> _DATA SHOWN_:
===
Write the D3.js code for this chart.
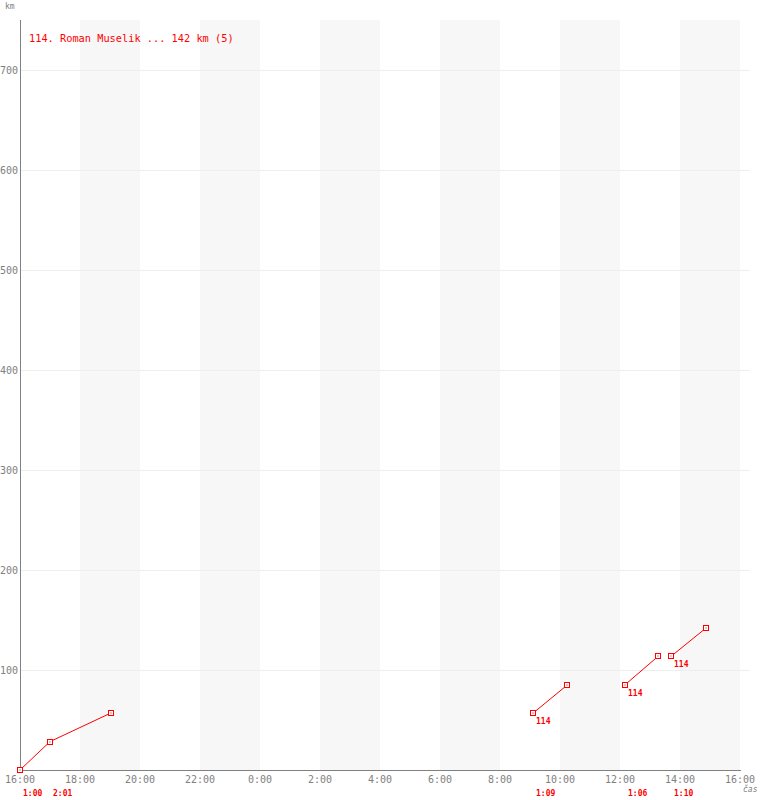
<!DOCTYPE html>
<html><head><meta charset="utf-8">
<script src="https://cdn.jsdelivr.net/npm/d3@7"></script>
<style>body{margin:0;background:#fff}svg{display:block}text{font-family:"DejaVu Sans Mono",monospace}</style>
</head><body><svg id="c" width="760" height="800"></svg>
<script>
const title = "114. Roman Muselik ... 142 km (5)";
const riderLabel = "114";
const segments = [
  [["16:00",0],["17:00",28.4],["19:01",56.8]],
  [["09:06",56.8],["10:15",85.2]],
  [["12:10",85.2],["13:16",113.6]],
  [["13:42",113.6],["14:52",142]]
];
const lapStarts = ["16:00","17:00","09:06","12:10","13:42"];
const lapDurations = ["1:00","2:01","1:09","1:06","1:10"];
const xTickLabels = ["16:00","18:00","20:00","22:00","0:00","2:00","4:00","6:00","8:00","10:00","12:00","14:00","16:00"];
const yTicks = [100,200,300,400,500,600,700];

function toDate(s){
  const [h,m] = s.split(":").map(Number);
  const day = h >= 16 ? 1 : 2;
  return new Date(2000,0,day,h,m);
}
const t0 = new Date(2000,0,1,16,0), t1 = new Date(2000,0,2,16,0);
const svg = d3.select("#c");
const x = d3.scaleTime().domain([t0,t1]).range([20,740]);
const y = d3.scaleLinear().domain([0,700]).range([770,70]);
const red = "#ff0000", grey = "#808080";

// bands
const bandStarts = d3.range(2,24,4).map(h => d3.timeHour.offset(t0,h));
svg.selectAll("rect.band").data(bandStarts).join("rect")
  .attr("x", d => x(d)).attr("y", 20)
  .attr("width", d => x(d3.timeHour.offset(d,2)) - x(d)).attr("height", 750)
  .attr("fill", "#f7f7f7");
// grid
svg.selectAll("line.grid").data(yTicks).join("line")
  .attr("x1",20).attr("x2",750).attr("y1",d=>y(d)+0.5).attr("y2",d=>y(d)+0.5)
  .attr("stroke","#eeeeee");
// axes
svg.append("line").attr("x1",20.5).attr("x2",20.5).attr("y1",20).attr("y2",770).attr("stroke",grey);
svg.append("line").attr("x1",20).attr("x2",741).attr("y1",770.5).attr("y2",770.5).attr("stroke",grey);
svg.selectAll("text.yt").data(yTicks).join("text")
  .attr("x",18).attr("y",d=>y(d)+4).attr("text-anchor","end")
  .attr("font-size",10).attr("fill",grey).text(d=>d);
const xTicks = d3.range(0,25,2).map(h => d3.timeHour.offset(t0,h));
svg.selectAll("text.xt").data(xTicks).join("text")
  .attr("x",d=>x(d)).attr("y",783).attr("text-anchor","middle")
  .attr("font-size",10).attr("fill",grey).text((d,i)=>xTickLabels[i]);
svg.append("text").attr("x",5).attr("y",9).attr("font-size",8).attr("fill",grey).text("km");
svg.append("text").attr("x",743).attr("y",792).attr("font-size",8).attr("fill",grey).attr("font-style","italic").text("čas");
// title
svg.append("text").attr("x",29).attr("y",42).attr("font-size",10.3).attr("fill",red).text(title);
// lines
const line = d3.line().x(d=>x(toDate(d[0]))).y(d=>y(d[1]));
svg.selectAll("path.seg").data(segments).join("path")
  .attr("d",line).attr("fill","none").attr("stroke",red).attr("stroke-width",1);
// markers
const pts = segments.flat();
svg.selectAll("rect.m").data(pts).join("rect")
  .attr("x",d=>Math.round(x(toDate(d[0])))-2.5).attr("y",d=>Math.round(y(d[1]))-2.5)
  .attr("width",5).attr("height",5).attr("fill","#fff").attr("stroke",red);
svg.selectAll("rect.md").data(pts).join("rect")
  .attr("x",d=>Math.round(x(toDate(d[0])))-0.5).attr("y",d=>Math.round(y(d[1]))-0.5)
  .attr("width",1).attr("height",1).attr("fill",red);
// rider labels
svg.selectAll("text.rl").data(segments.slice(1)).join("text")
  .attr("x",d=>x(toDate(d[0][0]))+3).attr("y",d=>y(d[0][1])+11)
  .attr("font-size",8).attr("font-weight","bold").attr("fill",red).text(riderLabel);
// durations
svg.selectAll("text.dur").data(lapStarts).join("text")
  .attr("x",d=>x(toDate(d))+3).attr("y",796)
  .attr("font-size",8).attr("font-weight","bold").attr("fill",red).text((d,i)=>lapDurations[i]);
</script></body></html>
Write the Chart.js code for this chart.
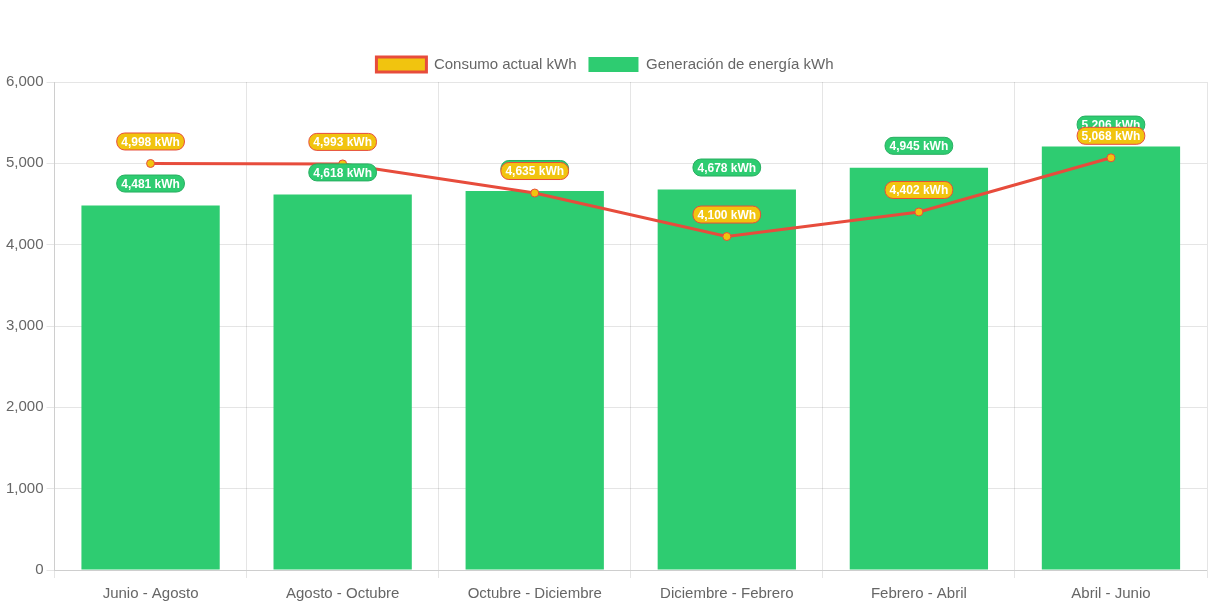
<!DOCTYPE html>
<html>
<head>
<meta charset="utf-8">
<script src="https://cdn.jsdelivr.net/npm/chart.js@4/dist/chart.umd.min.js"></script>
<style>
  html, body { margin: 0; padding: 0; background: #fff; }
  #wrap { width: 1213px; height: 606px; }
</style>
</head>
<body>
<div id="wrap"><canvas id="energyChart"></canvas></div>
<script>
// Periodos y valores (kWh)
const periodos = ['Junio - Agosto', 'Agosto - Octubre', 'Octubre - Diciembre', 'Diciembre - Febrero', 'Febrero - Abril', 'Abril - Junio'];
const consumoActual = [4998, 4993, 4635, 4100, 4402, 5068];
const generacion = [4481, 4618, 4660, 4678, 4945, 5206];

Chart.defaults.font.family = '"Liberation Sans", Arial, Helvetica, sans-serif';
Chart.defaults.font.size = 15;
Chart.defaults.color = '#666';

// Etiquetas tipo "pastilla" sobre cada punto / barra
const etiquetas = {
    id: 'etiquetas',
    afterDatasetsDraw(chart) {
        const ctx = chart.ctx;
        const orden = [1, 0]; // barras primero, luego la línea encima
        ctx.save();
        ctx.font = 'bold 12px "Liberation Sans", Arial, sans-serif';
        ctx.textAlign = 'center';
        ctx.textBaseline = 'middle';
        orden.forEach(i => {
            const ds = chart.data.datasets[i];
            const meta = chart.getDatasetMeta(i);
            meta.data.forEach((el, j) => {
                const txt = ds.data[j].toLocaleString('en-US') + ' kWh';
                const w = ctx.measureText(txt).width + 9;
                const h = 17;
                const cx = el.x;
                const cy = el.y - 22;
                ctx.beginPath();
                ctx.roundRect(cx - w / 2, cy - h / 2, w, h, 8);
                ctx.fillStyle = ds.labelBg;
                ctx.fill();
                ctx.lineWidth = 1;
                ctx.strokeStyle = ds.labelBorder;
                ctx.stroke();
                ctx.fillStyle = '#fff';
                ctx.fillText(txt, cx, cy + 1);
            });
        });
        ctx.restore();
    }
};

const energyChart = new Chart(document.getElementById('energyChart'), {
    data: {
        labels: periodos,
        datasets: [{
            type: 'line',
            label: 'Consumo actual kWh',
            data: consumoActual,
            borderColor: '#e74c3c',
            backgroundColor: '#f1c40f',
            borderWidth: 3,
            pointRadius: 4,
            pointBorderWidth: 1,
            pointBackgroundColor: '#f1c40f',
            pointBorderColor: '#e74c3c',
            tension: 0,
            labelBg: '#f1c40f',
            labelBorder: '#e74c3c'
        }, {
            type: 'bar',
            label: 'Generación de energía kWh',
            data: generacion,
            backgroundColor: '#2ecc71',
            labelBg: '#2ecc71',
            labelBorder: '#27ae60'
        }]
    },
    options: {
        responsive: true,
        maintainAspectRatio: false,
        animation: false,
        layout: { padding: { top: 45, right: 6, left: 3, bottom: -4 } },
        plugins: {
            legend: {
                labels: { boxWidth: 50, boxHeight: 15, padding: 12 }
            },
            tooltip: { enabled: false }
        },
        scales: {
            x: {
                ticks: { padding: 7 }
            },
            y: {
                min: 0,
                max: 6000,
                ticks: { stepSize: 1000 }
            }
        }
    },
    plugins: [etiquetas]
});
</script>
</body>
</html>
===
> _CHALLENGE_: Images in the data above are to be skipped. Retype all other material exactly.

> _RESULT OF THIS TASK_:
Write the D3.js code for this chart.
<!DOCTYPE html>
<html><head><meta charset="utf-8">
<script src="https://cdn.jsdelivr.net/npm/d3@7"></script>
<style>body{margin:0;background:#fff}svg{display:block}text{font-family:"DejaVu Sans Mono",monospace}</style>
</head><body><svg id="c" width="760" height="800"></svg>
<script>
const title = "114. Roman Muselik ... 142 km (5)";
const riderLabel = "114";
const segments = [
  [["16:00",0],["17:00",28.4],["19:01",56.8]],
  [["09:06",56.8],["10:15",85.2]],
  [["12:10",85.2],["13:16",113.6]],
  [["13:42",113.6],["14:52",142]]
];
const lapStarts = ["16:00","17:00","09:06","12:10","13:42"];
const lapDurations = ["1:00","2:01","1:09","1:06","1:10"];
const xTickLabels = ["16:00","18:00","20:00","22:00","0:00","2:00","4:00","6:00","8:00","10:00","12:00","14:00","16:00"];
const yTicks = [100,200,300,400,500,600,700];

function toDate(s){
  const [h,m] = s.split(":").map(Number);
  const day = h >= 16 ? 1 : 2;
  return new Date(2000,0,day,h,m);
}
const t0 = new Date(2000,0,1,16,0), t1 = new Date(2000,0,2,16,0);
const svg = d3.select("#c");
const x = d3.scaleTime().domain([t0,t1]).range([20,740]);
const y = d3.scaleLinear().domain([0,700]).range([770,70]);
const red = "#ff0000", grey = "#808080";

// bands
const bandStarts = d3.range(2,24,4).map(h => d3.timeHour.offset(t0,h));
svg.selectAll("rect.band").data(bandStarts).join("rect")
  .attr("x", d => x(d)).attr("y", 20)
  .attr("width", d => x(d3.timeHour.offset(d,2)) - x(d)).attr("height", 750)
  .attr("fill", "#f7f7f7");
// grid
svg.selectAll("line.grid").data(yTicks).join("line")
  .attr("x1",20).attr("x2",750).attr("y1",d=>y(d)+0.5).attr("y2",d=>y(d)+0.5)
  .attr("stroke","#eeeeee");
// axes
svg.append("line").attr("x1",20.5).attr("x2",20.5).attr("y1",20).attr("y2",770).attr("stroke",grey);
svg.append("line").attr("x1",20).attr("x2",741).attr("y1",770.5).attr("y2",770.5).attr("stroke",grey);
svg.selectAll("text.yt").data(yTicks).join("text")
  .attr("x",18).attr("y",d=>y(d)+4).attr("text-anchor","end")
  .attr("font-size",10).attr("fill",grey).text(d=>d);
const xTicks = d3.range(0,25,2).map(h => d3.timeHour.offset(t0,h));
svg.selectAll("text.xt").data(xTicks).join("text")
  .attr("x",d=>x(d)).attr("y",783).attr("text-anchor","middle")
  .attr("font-size",10).attr("fill",grey).text((d,i)=>xTickLabels[i]);
svg.append("text").attr("x",5).attr("y",9).attr("font-size",8).attr("fill",grey).text("km");
svg.append("text").attr("x",743).attr("y",792).attr("font-size",8).attr("fill",grey).attr("font-style","italic").text("čas");
// title
svg.append("text").attr("x",29).attr("y",42).attr("font-size",10.3).attr("fill",red).text(title);
// lines
const line = d3.line().x(d=>x(toDate(d[0]))).y(d=>y(d[1]));
svg.selectAll("path.seg").data(segments).join("path")
  .attr("d",line).attr("fill","none").attr("stroke",red).attr("stroke-width",1);
// markers
const pts = segments.flat();
svg.selectAll("rect.m").data(pts).join("rect")
  .attr("x",d=>Math.round(x(toDate(d[0])))-2.5).attr("y",d=>Math.round(y(d[1]))-2.5)
  .attr("width",5).attr("height",5).attr("fill","#fff").attr("stroke",red);
svg.selectAll("rect.md").data(pts).join("rect")
  .attr("x",d=>Math.round(x(toDate(d[0])))-0.5).attr("y",d=>Math.round(y(d[1]))-0.5)
  .attr("width",1).attr("height",1).attr("fill",red);
// rider labels
svg.selectAll("text.rl").data(segments.slice(1)).join("text")
  .attr("x",d=>x(toDate(d[0][0]))+3).attr("y",d=>y(d[0][1])+11)
  .attr("font-size",8).attr("font-weight","bold").attr("fill",red).text(riderLabel);
// durations
svg.selectAll("text.dur").data(lapStarts).join("text")
  .attr("x",d=>x(toDate(d))+3).attr("y",796)
  .attr("font-size",8).attr("font-weight","bold").attr("fill",red).text((d,i)=>lapDurations[i]);
</script></body></html>
Write the Chart.js code for this chart.
<!DOCTYPE html>
<html>
<head>
<meta charset="utf-8">
<script src="https://cdn.jsdelivr.net/npm/chart.js@4/dist/chart.umd.min.js"></script>
<style>
  html, body { margin: 0; padding: 0; background: #fff; }
  #wrap { width: 1213px; height: 606px; }
</style>
</head>
<body>
<div id="wrap"><canvas id="energyChart"></canvas></div>
<script>
// Periodos y valores (kWh)
const periodos = ['Junio - Agosto', 'Agosto - Octubre', 'Octubre - Diciembre', 'Diciembre - Febrero', 'Febrero - Abril', 'Abril - Junio'];
const consumoActual = [4998, 4993, 4635, 4100, 4402, 5068];
const generacion = [4481, 4618, 4660, 4678, 4945, 5206];

Chart.defaults.font.family = '"Liberation Sans", Arial, Helvetica, sans-serif';
Chart.defaults.font.size = 15;
Chart.defaults.color = '#666';

// Etiquetas tipo "pastilla" sobre cada punto / barra
const etiquetas = {
    id: 'etiquetas',
    afterDatasetsDraw(chart) {
        const ctx = chart.ctx;
        const orden = [1, 0]; // barras primero, luego la línea encima
        ctx.save();
        ctx.font = 'bold 12px "Liberation Sans", Arial, sans-serif';
        ctx.textAlign = 'center';
        ctx.textBaseline = 'middle';
        orden.forEach(i => {
            const ds = chart.data.datasets[i];
            const meta = chart.getDatasetMeta(i);
            meta.data.forEach((el, j) => {
                const txt = ds.data[j].toLocaleString('en-US') + ' kWh';
                const w = ctx.measureText(txt).width + 9;
                const h = 17;
                const cx = el.x;
                const cy = el.y - 22;
                ctx.beginPath();
                ctx.roundRect(cx - w / 2, cy - h / 2, w, h, 8);
                ctx.fillStyle = ds.labelBg;
                ctx.fill();
                ctx.lineWidth = 1;
                ctx.strokeStyle = ds.labelBorder;
                ctx.stroke();
                ctx.fillStyle = '#fff';
                ctx.fillText(txt, cx, cy + 1);
            });
        });
        ctx.restore();
    }
};

const energyChart = new Chart(document.getElementById('energyChart'), {
    data: {
        labels: periodos,
        datasets: [{
            type: 'line',
            label: 'Consumo actual kWh',
            data: consumoActual,
            borderColor: '#e74c3c',
            backgroundColor: '#f1c40f',
            borderWidth: 3,
            pointRadius: 4,
            pointBorderWidth: 1,
            pointBackgroundColor: '#f1c40f',
            pointBorderColor: '#e74c3c',
            tension: 0,
            labelBg: '#f1c40f',
            labelBorder: '#e74c3c'
        }, {
            type: 'bar',
            label: 'Generación de energía kWh',
            data: generacion,
            backgroundColor: '#2ecc71',
            labelBg: '#2ecc71',
            labelBorder: '#27ae60'
        }]
    },
    options: {
        responsive: true,
        maintainAspectRatio: false,
        animation: false,
        layout: { padding: { top: 45, right: 6, left: 3, bottom: -4 } },
        plugins: {
            legend: {
                labels: { boxWidth: 50, boxHeight: 15, padding: 12 }
            },
            tooltip: { enabled: false }
        },
        scales: {
            x: {
                ticks: { padding: 7 }
            },
            y: {
                min: 0,
                max: 6000,
                ticks: { stepSize: 1000 }
            }
        }
    },
    plugins: [etiquetas]
});
</script>
</body>
</html>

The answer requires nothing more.